By Elliot Raphaelson
Q: My dad passed away in April 2020. He left me his traditional IRA. He was 80 and was taking required minimum distributions. I understand from your columns and others that I am required to take required minimum distributions each year because of the SECURE Act. I was under the impression that, although I had to withdraw all of the assets by the end of the 10th year, I was under no obligation to make any withdrawals in years 1-9. I have made no withdrawals yet. What are my options? Naturally, I want to avoid any penalties.
A: I ran your question by IRA expert Ed Slott’s group to determine what your options were. They indicated that you should take a required minimum distribution (RMD) this year based on your IRA balance at the end of 2021 and your single life expectancy. They indicated that the IRS has not yet indicated what inheritors of IRAs should do in order to satisfy RMD requirements for 2021; they expect that the IRS will provide guidance by the end of this year regarding this issue.
Q: My mother was 80 when she passed in 2015, and I inherited her traditional IRA. I have been taking yearly RMDs based on my life expectancy every year since then. I am confused by the new regulations regarding inheritors of IRAs. Do I have to use the 10-year rule? What are the regulations for my children, who will eventually inherit this IRA?
A: You do not have to use the 10-year rule, which requires that all the assets in the IRA have to be taken out by the end of the 10th year starting with the year after the IRA owner died. You can continue using the single life expectancy table using the lifetime stretch option. You do have to use new tables that have been established.
The new regulations specified by the SECURE Act only apply to individuals who inherited retirement plans on or after January 1, 2021. However, your children, as successor inheritors (i.e., those who inherited IRAs from individuals who previously inherited IRAs) will be subject to the SECURE Act”s 10-year rule because they will inherit the IRA after January 1, 2021.
Q: I have been told that because of the new regulations associated with the SECURE Act, there are new advantages to naming a trust as the beneficiary of an IRA. Is that true?
A: No. In fact, there are more disadvantages associated with naming a trust as an IRA beneficiary because of the SECURE Act. That is because most trusts will be subject to the 10-year rule. Ed Slott discusses the disadvantages in his valuable book, “The New Retirement Savings Time Bomb” (www.irahelp.com). He writes: “ Most people don’t need to name trusts as their IRA beneficiaries.
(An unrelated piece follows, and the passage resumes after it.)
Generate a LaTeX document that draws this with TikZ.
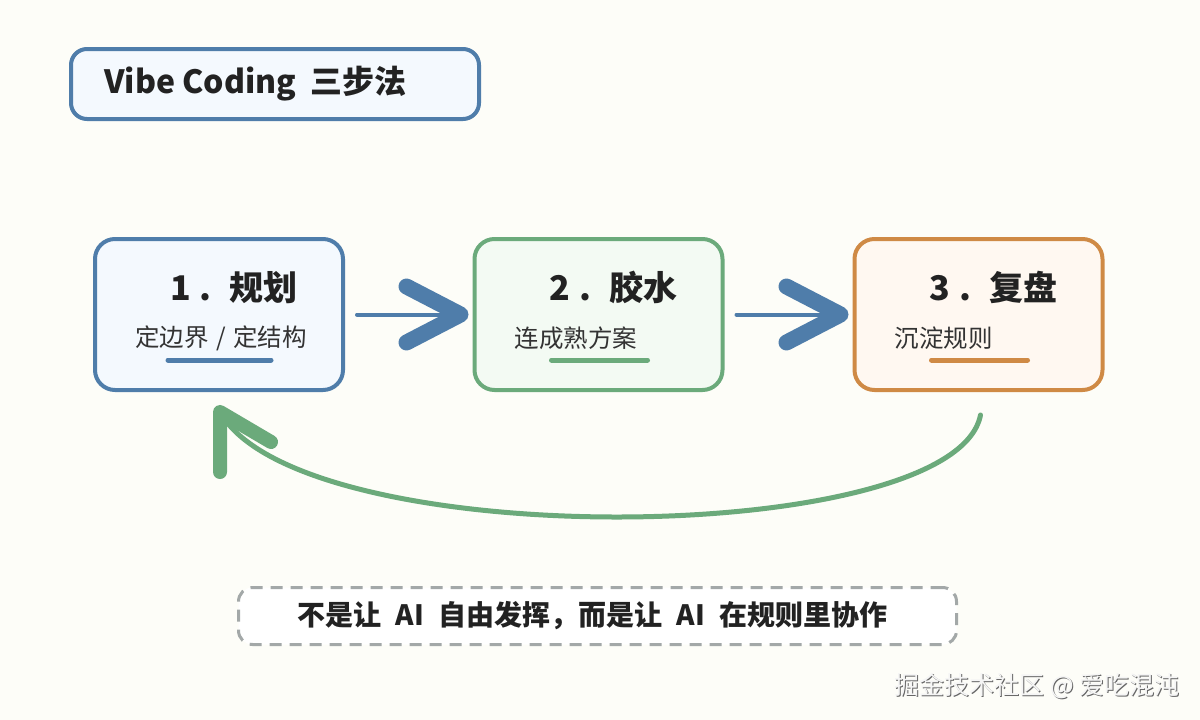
\documentclass[tikz,border=0pt]{standalone}
\usepackage{fontspec}
\setmainfont{Noto Sans CJK SC}
\usetikzlibrary{calc}
\definecolor{bg}{HTML}{FDFDF8}
\definecolor{cblue}{HTML}{4F7DAA}
\definecolor{fblue}{HTML}{F4F9FE}
\definecolor{cgreen}{HTML}{6BAA7B}
\definecolor{fgreen}{HTML}{F3FAF3}
\definecolor{corange}{HTML}{CF8A45}
\definecolor{forange}{HTML}{FFF8F1}
\definecolor{cdash}{HTML}{A3A8A8}
\definecolor{ctext}{HTML}{222222}
\definecolor{csub}{HTML}{333333}
\newcommand{\stepnum}[2]{#1\hspace{9pt}.\hspace{18pt}#2}
\begin{document}
\begin{tikzpicture}[x=1pt,y=-1pt,
  stepbox/.style={draw, line width=4pt, rounded corners=20pt, inner sep=0pt, minimum width=248pt, minimum height=151pt},
  steptitle/.style={font=\fontsize{34pt}{38pt}\selectfont\bfseries, text=ctext, inner sep=0pt},
  stepsub/.style={font=\fontsize{24.5pt}{28pt}\selectfont, text=csub, inner sep=0pt, anchor=west},
  uline/.style={line width=5pt, line cap=round},
  flowline/.style={line width=4pt, line cap=round},
  chevron/.style={line width=16pt, line cap=round, line join=round}]
\useasboundingbox[fill=bg] (0,0) rectangle (1200,720);

% title
\node[draw=cblue, fill=fblue, line width=4pt, rounded corners=16pt, minimum width=408pt, minimum height=70pt, inner sep=0pt] (title) at (275,84) {};
\node[anchor=west, inner sep=0pt, font=\fontsize{32pt}{36pt}\selectfont\bfseries, text=ctext] (titletext) at ($(title.west)+(35,0)$) {Vibe Coding\hspace{7pt} 三步法};

% boxes
\node[stepbox, draw=cblue, fill=fblue] (b1) at (219,314.5) {};
\node[stepbox, draw=cgreen, fill=fgreen] (b2) at (598.5,314.5) {};
\node[stepbox, draw=corange, fill=forange] (b3) at (978.5,314.5) {};

\node[steptitle] (t1) at ($(b1.center)+(15,-27)$) {\stepnum{1}{规划}};
\node[steptitle] (t2) at ($(b2.center)+(15,-27)$) {\stepnum{2}{胶水}};
\node[steptitle] (t3) at ($(b3.center)+(15,-27)$) {\stepnum{3}{复盘}};

\node[stepsub] (s1) at ($(b1.west)+(42,23.5)$) {定边界\hspace{2pt} / \hspace{2pt}定结构};
\node[stepsub] (s2) at ($(b2.west)+(42,23.5)$) {连成熟方案};
\node[stepsub] (s3) at ($(b3.west)+(42,23.5)$) {沉淀规则};

\draw[uline, cblue] ($(b1.center)+(-51,45.5)$) -- ++(103,0);
\draw[uline, cgreen] ($(b2.center)+(-47,45.5)$) -- ++(96,0);
\draw[uline, corange] ($(b3.center)+(-47,45.5)$) -- ++(96,0);

% forward arrows
\draw[flowline, cblue] ($(b1.east)+(12,0)$) -- ($(b2.west)+(-13,0)$);
\draw[chevron, cblue] ($(b2.west)+(-66,-28)$) -- ($(b2.west)+(-12,0)$) -- ($(b2.west)+(-66,28)$);
\draw[flowline, cblue] ($(b2.east)+(12,0)$) -- ($(b3.west)+(-13,0)$);
\draw[chevron, cblue] ($(b3.west)+(-66,-28)$) -- ($(b3.west)+(-12,0)$) -- ($(b3.west)+(-66,28)$);

% feedback arrow
\coordinate (fbstart) at ($(b3.south)+(2,23)$);
\coordinate (fbend) at ($(b1.south)+(1,20)$);
\draw[cgreen, line width=5pt, line cap=round] (fbstart) .. controls (955,548) and (300,555) .. (fbend);
\draw[cgreen, line width=14pt, line cap=round, line join=round] ($(fbend)+(0,60)$) -- (fbend) -- ($(fbend)+(51,30)$);

% bottom note
\node[draw=cdash, fill=white, line width=3pt, dash pattern=on 12pt off 8pt, rounded corners=14pt, minimum width=718pt, minimum height=57pt, inner sep=0pt] (note) at (597.5,616) {};
\node[font=\fontsize{28pt}{32pt}\selectfont\bfseries, text=ctext, inner sep=0pt] (notetext) at ($(note.center)+(-5,0)$) {不是让\hspace{8pt} AI\hspace{8pt} 自由发挥，而是让\hspace{8pt} AI\hspace{8pt} 在规则里协作};

% watermark
\node[anchor=east, inner sep=0pt, font=\fontsize{25pt}{28pt}\selectfont, text=gray!80!black] (wmshadow) at (1181,687) {掘金技术社区 @ 爱吃混沌};
\node[anchor=east, inner sep=0pt, font=\fontsize{25pt}{28pt}\selectfont, text=white!92!gray] (wm) at (1180,686) {掘金技术社区 @ 爱吃混沌};
\end{tikzpicture}
\end{document}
It’s costly (you’ll need an attorney and perhaps even a tax adviser who specializes in the area of IRA trusts and they don’t come cheap), it’s cumbersome and there is no tax benefit that can be gained with a trust that cannot be gained without one!” Slott is not referring to regular estate planning trusts used for passing non-retirement assets such as a house or bank account to beneficiaries.
Q: My husband passed away several years ago. I have not remarried. I am 59, and have been told that I am available for a survivor benefit at 60, but it would only be 71.5 percent of what I would receive if I waited until my full retirement age to apply. I am still working and can apply for a benefit based on my work record at 62. Will that impact my ability to file for a survivor benefit when I reach my full retirement age later?
A: No. Fortunately survivor benefits are independent from benefits based on your work record. When you reach your full retirement age, you will be eligible for 100 percent of your survivor benefit. However, you are not entitled to both benefits; you are eligible for whichever benefit is higher, the survivor benefit or the benefit based on your work record.